The potential change may be the product of Texas transgender high school wrestler Mack Beggs, a young athlete transitioning from female to male who won two girls state championships in 2017 and 2018 ... but wanted to wrestle boys. However, Texas' University-Interscholastic League required Beggs to wrestle opponents that were the same gender as listed on his or her birth certificate.
The UIL met this past weekend to consider a UIL Legislative Council proposal which states, "Girls may try out for, and if selected, participate on any boys' team regardless of the fact that there may be a girls' team in the same sport."
Note that the UIL already allows girls to try out for boys' teams if there's not a corresponding alternative -- such as football -- or enough participation to field girls' soccer or basketball squads. However, in Texas, there are separate competitions in wrestling for boys and girls at the high school level.
In fact, a line in the proposal also addresses wrestling: "Girls may try out for and, if they are selected, wrestle on a boys' wrestling team and wrestle boys."
While the proposed rule does not specifically address transgender athletes such as Mack Beggs, it is hoped that it would open up new competitive opportunities to transitioning athletes.
Meanwhile, Mack Beggs has graduated from high school. The 19-year-old is enrolled at Life University in Marietta, Ga. just outside Atlanta. Beggs is now a member of the school's men's intercollegiate wrestling program.
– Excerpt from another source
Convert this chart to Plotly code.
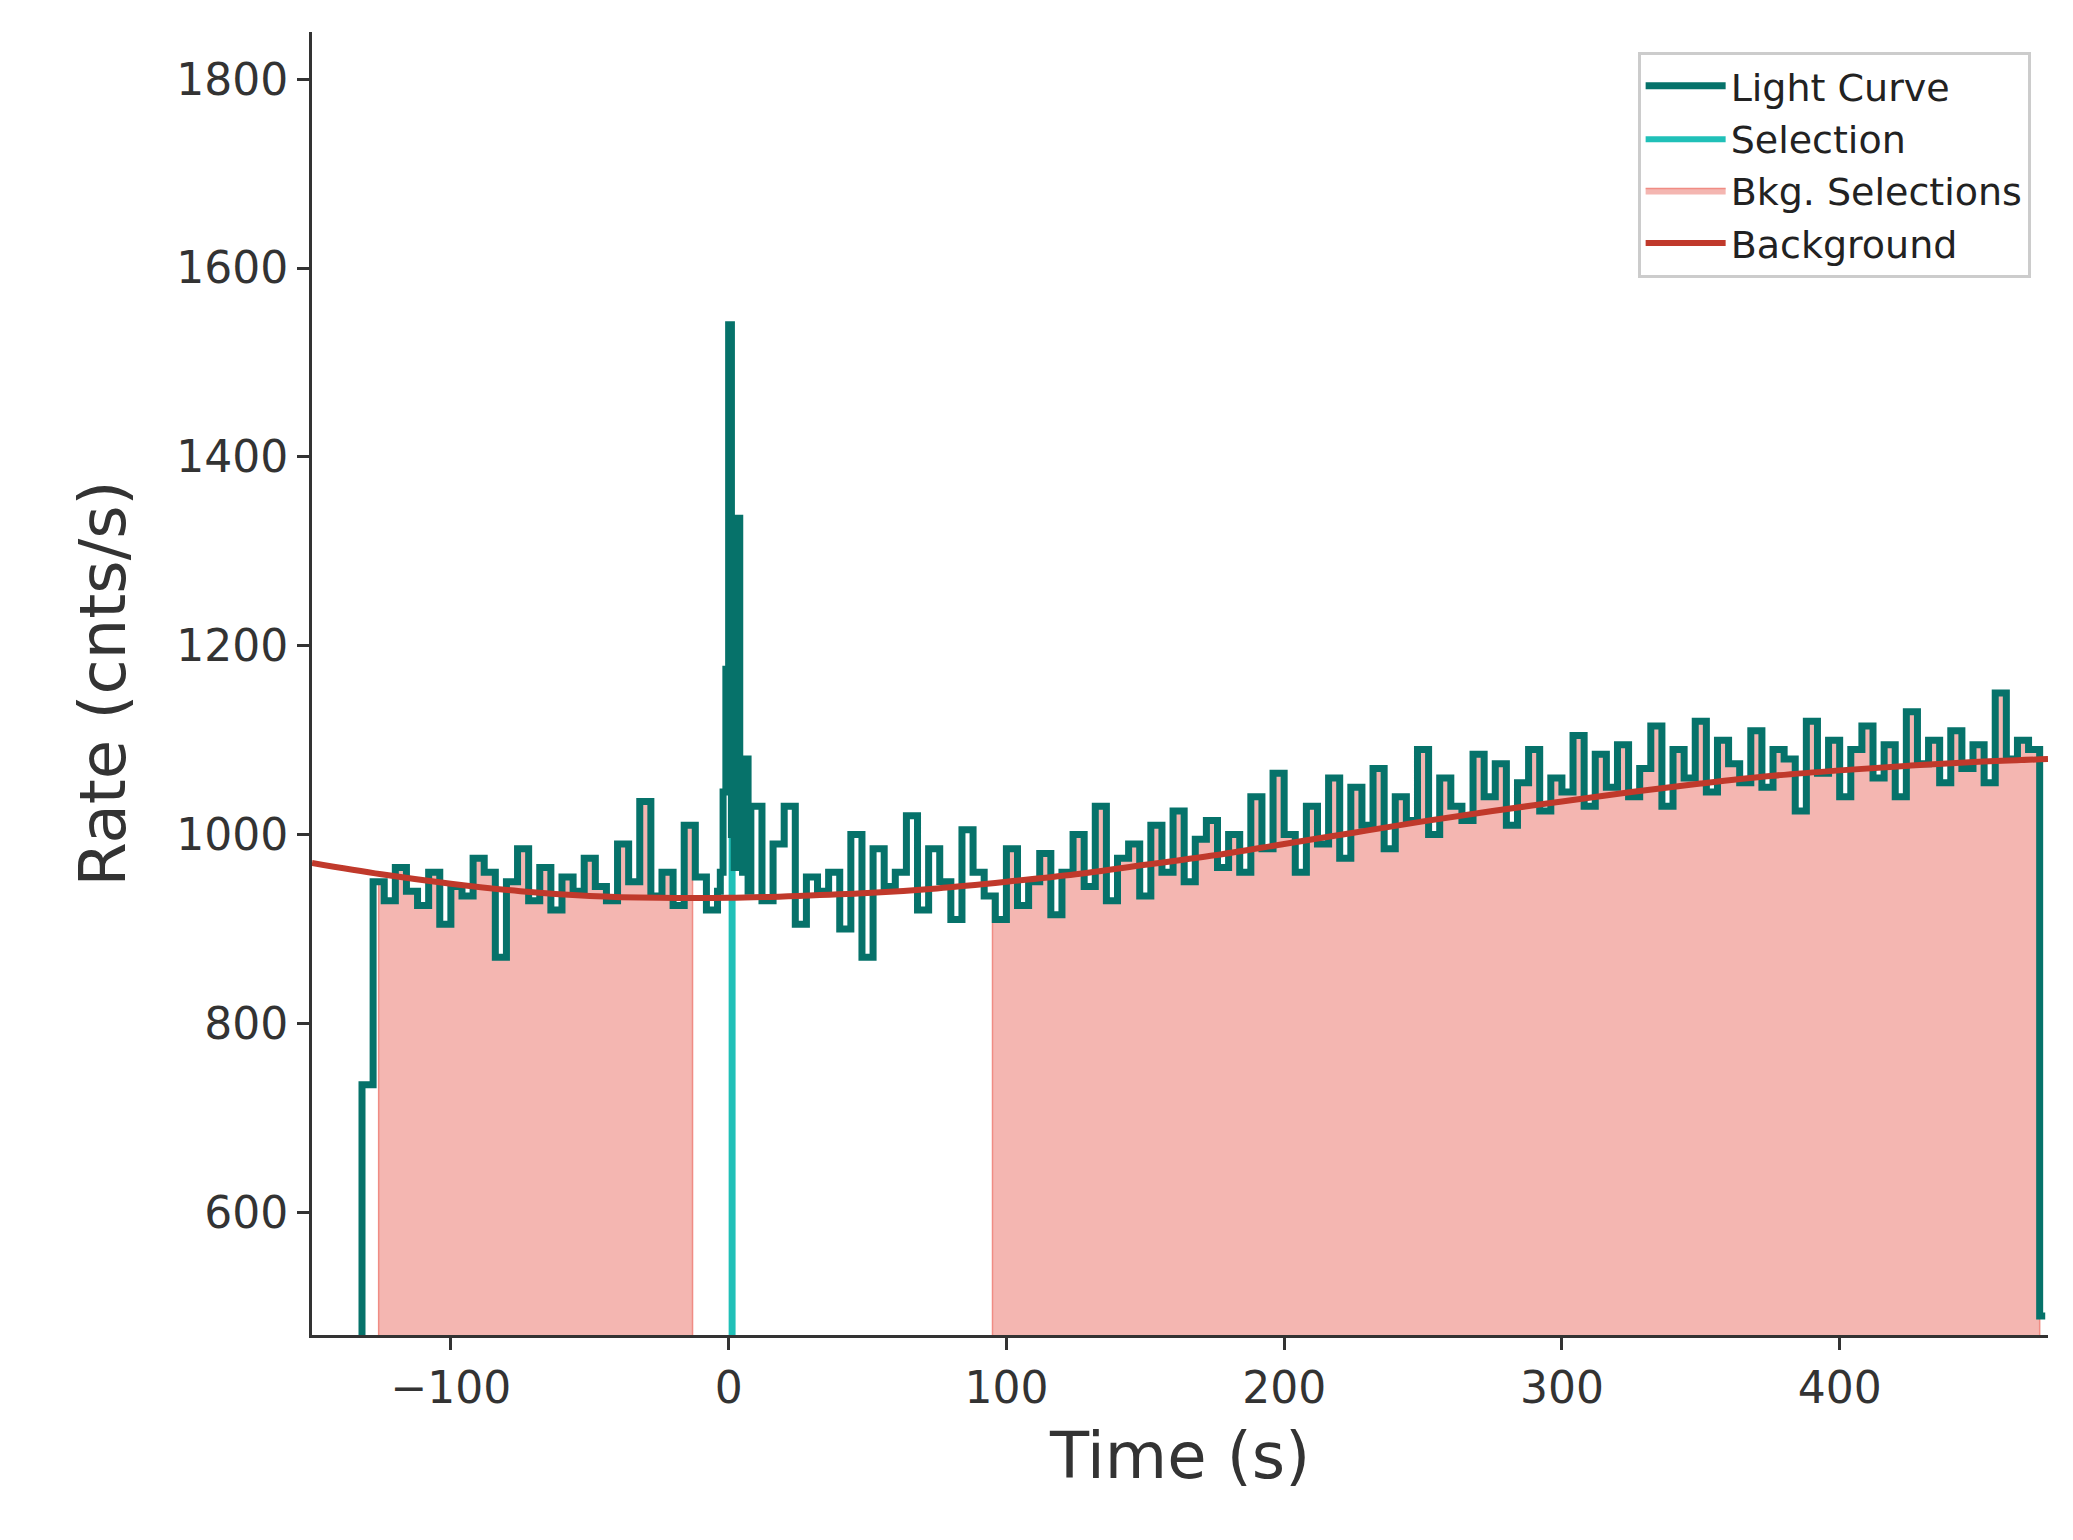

The UIL's policy committee on Sunday declined to pass language that would have allowed females to participate on male sports teams.
The Dallas News reported that, after less than three minutes of discussion Sunday among the policy committee members, the group decided not to send the proposal to the full legislative council Monday for a vote... meaning that all athletes -- including wrestlers -- must compete against opponents who match the sex listed on their birth certificate, per a rule approved by UIL member schools in 2016.